IT sometimes happens that one of them perceives the folly of this behaviour. I have seen a sensible man quite uneasy at the indiscreet marks of kindness shewn by his lady. I know a clergyman in the country, who is often put to the blush by the strange familiarities, which his wife's love induces her to take with him. As she has had but an indifferent education, you would often be at a loss to know whether she is very kind, or very rude. If he dines abroad, she always sees him get on horseback, and before he has got twenty yards from the door, hollows after him, "be at home in time, my dear dog, do."

I have known her almost quarrel with him for not buttoning his coat in the middle of Summer, and she once had the good nature to burn a very valuable collection of Greek Manuscripts, lest the poring over those horrid crooked letters should put her dear Jack's eyes out. Thus does she torment the poor parson with her violent affection for him, and according to the common phrase, kills him with kindness.

I WOULD recommend it to all married people, but especially to the ladies, not to be so sweet upon their dears before company. But I would not be understood to countenance that coldness and indifference, which is so fashionable in the polite world. Nothing is accounted more ungenteel than for a husband and wife to be seen together in public places; and if they should ever accidentally meet, they take no more notice of each other, than if they were absolute strangers. The gentleman may lavish as much gallantry as he pleases on other women, and the lady give encouragement to twenty pretty fellows without censure; but they would either of them blush at being surprized in shewing the least marks of a regard for each other.

BEFORE I conclude I cannot but take notice of those luscious love-scenes, that have so great a share in our modern plays; which are rendered still more fulsom by the officiousness of the player, who takes every opportunity of heightening the expression by kisses and embraces. In a Comedy, nothing is more relished by the audience than a loud smack which echoes through the whole house, and in the most passionate scenes of a Tragedy, the Hero and Heroine are continually flying into each others arms. For my part I am never present at a scene of this kind, which produces a conscious simper from the Boxes, and a hearty chuckle of applause from the Pit and Galleries, but I am ready to exclaim with old Renault

"I like not these huggers."

I am, Sir, Your humble Servant, &c.

"Marriage A-la-Mode: 2, The Tête à Tête" by William Hogarth, c. 1743. The series depicts an arranged marriage between two young people to appease their fathers.

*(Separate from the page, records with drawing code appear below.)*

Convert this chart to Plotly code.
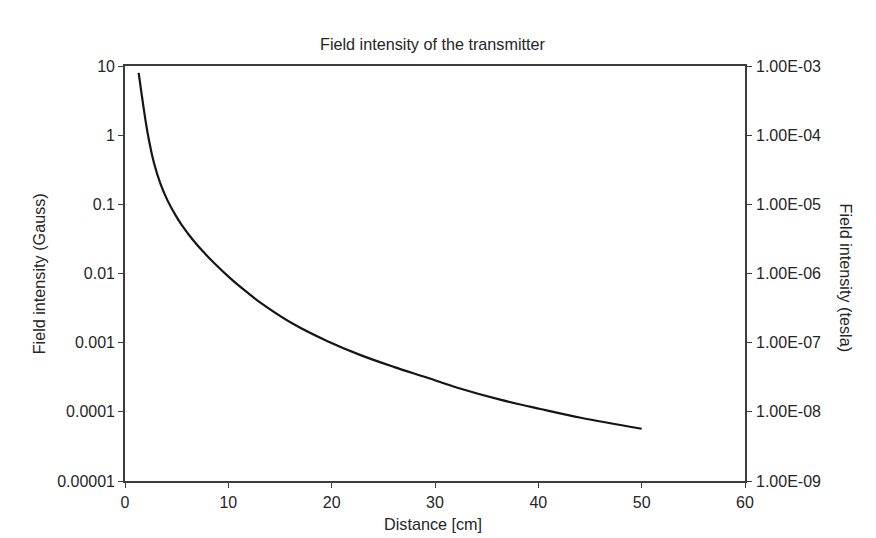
import plotly.graph_objects as go

# Data (distance in cm, field in Gauss)
distance_cm = [1.32, 1.65, 2.0, 2.3, 2.8, 3.4, 4.1, 4.9, 5.5, 6.5, 7.6, 8.6,
               10.2, 11.8, 13.1, 16.3, 19.6, 22.8, 26.0, 29.2, 32.5, 36.3,
               40.2, 44.1, 50.0]
field_gauss = [7.94, 3.55, 1.58, 0.871, 0.398, 0.204, 0.115, 0.0692, 0.0501,
               0.0316, 0.0204, 0.0143, 0.00851, 0.00537, 0.00380, 0.00186,
               0.00105, 0.000661, 0.000447, 0.000313, 0.000216, 0.000150,
               0.000110, 0.0000822, 0.0000569]
GAUSS_TO_TESLA = 1e-4
field_tesla = [v * GAUSS_TO_TESLA for v in field_gauss]

left_tickvals = [1e-5, 1e-4, 1e-3, 1e-2, 1e-1, 1, 10]
left_ticktext = ["0.00001", "0.0001", "0.001", "0.01", "0.1", "1", "10"]
right_tickvals = [1e-9, 1e-8, 1e-7, 1e-6, 1e-5, 1e-4, 1e-3]
right_ticktext = ["1.00E-09", "1.00E-08", "1.00E-07", "1.00E-06",
                  "1.00E-05", "1.00E-04", "1.00E-03"]
x_tickvals = [0, 10, 20, 30, 40, 50, 60]

title_text = "Field intensity of the transmitter"
x_title = "Distance [cm]"
y_title = "Field intensity (Gauss)"
y2_title = "Field intensity (tesla)"

FONT = "Liberation Sans, Arial, sans-serif"
AXC = "#3c3c3c"
TXT = "#262626"
TICK_SIZE = 16
TITLE_SIZE = 16.2

fig = go.Figure()
fig.add_trace(go.Scatter(
    x=distance_cm, y=field_gauss, mode="lines",
    line=dict(color="#151515", width=2.2, shape="spline", smoothing=1.0),
    showlegend=False, hoverinfo="x+y"))
fig.add_trace(go.Scatter(
    x=distance_cm, y=field_tesla, mode="lines", yaxis="y2",
    line=dict(color="rgba(0,0,0,0)", width=0),
    showlegend=False, hoverinfo="skip"))

fig.update_layout(
    width=876, height=538,
    margin=dict(l=117, r=139, t=58, b=65),
    paper_bgcolor="white", plot_bgcolor="white",
    font=dict(family=FONT, size=TICK_SIZE, color=TXT),
    xaxis=dict(range=[0, 60], tickvals=x_tickvals, showgrid=False, zeroline=False,
               showline=True, linecolor=AXC, linewidth=1.6, mirror=True,
               ticks="outside", ticklen=5, tickcolor=AXC, tickwidth=1,
               ticklabelstandoff=1,
               tickfont=dict(size=TICK_SIZE, color=TXT)),
    yaxis=dict(type="log", range=[-5, 1], tickvals=left_tickvals,
               ticktext=left_ticktext, showgrid=False, zeroline=False,
               showline=True, linecolor=AXC, linewidth=1.6,
               ticks="outside", ticklen=5, tickcolor=AXC, tickwidth=1,
               tickfont=dict(size=TICK_SIZE, color=TXT)),
    yaxis2=dict(type="log", range=[-9, -3], tickvals=right_tickvals,
                ticktext=right_ticktext, overlaying="y", side="right",
                showgrid=False, zeroline=False, showline=True, linecolor=AXC,
                linewidth=1.6, ticks="outside", ticklen=5, tickcolor=AXC,
                tickwidth=1, ticklabelstandoff=1,
                tickfont=dict(size=TICK_SIZE, color=TXT)),
    annotations=[
        dict(text=title_text, xref="paper", yref="paper", x=0.497, y=1.053,
             xanchor="center", yanchor="middle", showarrow=False,
             font=dict(size=TITLE_SIZE, color=TXT)),
        dict(text=x_title, xref="paper", yref="paper", x=0.497, y=-0.1025,
             xanchor="center", yanchor="middle", showarrow=False,
             font=dict(size=TITLE_SIZE, color=TXT)),
        dict(text=y_title, xref="paper", yref="paper", x=-0.139, y=0.5,
             xanchor="center", yanchor="middle", showarrow=False, textangle=-90,
             font=dict(size=TITLE_SIZE, color=TXT)),
        dict(text=y2_title, xref="paper", yref="paper", x=1.163, y=0.49,
             xanchor="center", yanchor="middle", showarrow=False, textangle=90,
             font=dict(size=TITLE_SIZE, color=TXT)),
    ],
)

fig.write_html("out.html")
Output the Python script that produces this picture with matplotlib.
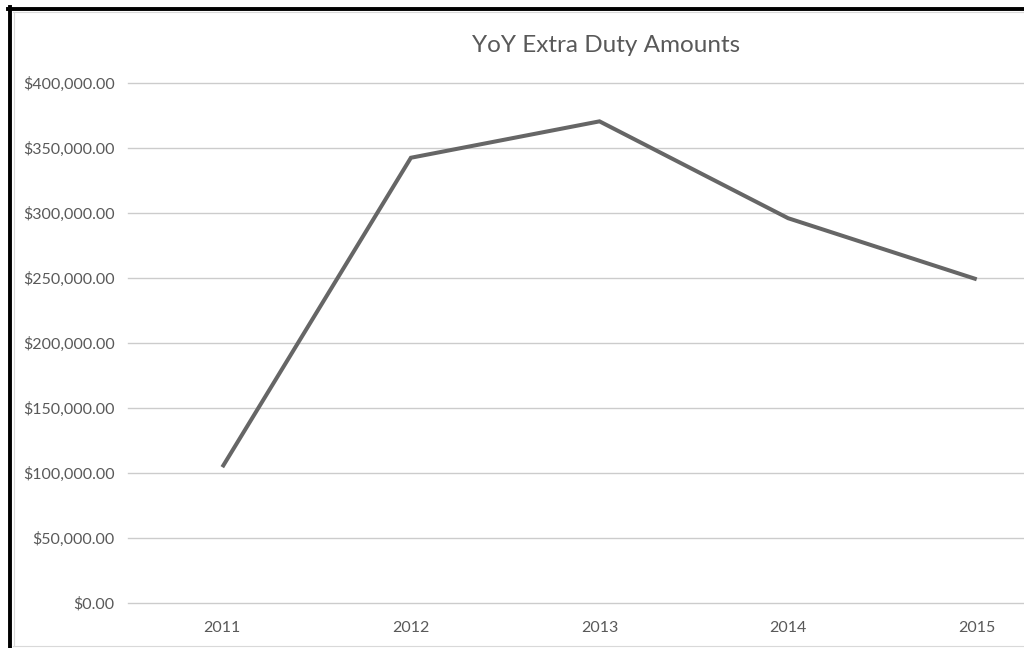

Although Mr. Town took a dim view of overly romantic public displays of affection and calls for famed satirist William Hogarth (or at least, a satirist like Hogarth) to depict elderly lovers, Hogarth himself was famous for skewering the upper classes, especially when it came to love. In his famous series "Marriage A-la-Mode," we follow a young couple as they have their marriage arranged by their fathers - essentially marrying for money. In this painting, "The Tête à Tête," which is indicated on the original frame as "Shortly after marriage," we see signs of marital decay. The scene takes place the morning after a party - the musician's chair overturned in the foreground and a yawning servant tidying up in the background. The couple seems indifferent to one another. The husband slouches, looking unhappy, and a little dog is retrieving a woman's cap from the husband's pocket, indicating adultery. The wife's self-satisfied air, disarrayed hair, and stretch indicates that she, too, was unfaithful. The broken sword on the floor indicates the husband was in a fight. The couple seem indifferent to one another, and the servant at left holds a large stack of overdue bills.

Thus we have the modern conundrum of the 18th century - to show be in love, but not to show TOO much affection. Some, however, were desperate enough to be in love to turn to popular forms of divination, as we see from another letter to Mr. Town, this one just after Valentine's Day.

THE CONNOISSEUR. By Mr. TOWN, CRITIC and CENSOR-GENERAL.

NUMBER LVI. THURSDAY, February 20, 1755.

Necte tribus nodis ternos, Amarylli, colores:

Necte, Amarylli, modo, et Veneris, dic, vincula necto.

Ducite ab urbe domum, mea carmina, ducite Daphnin.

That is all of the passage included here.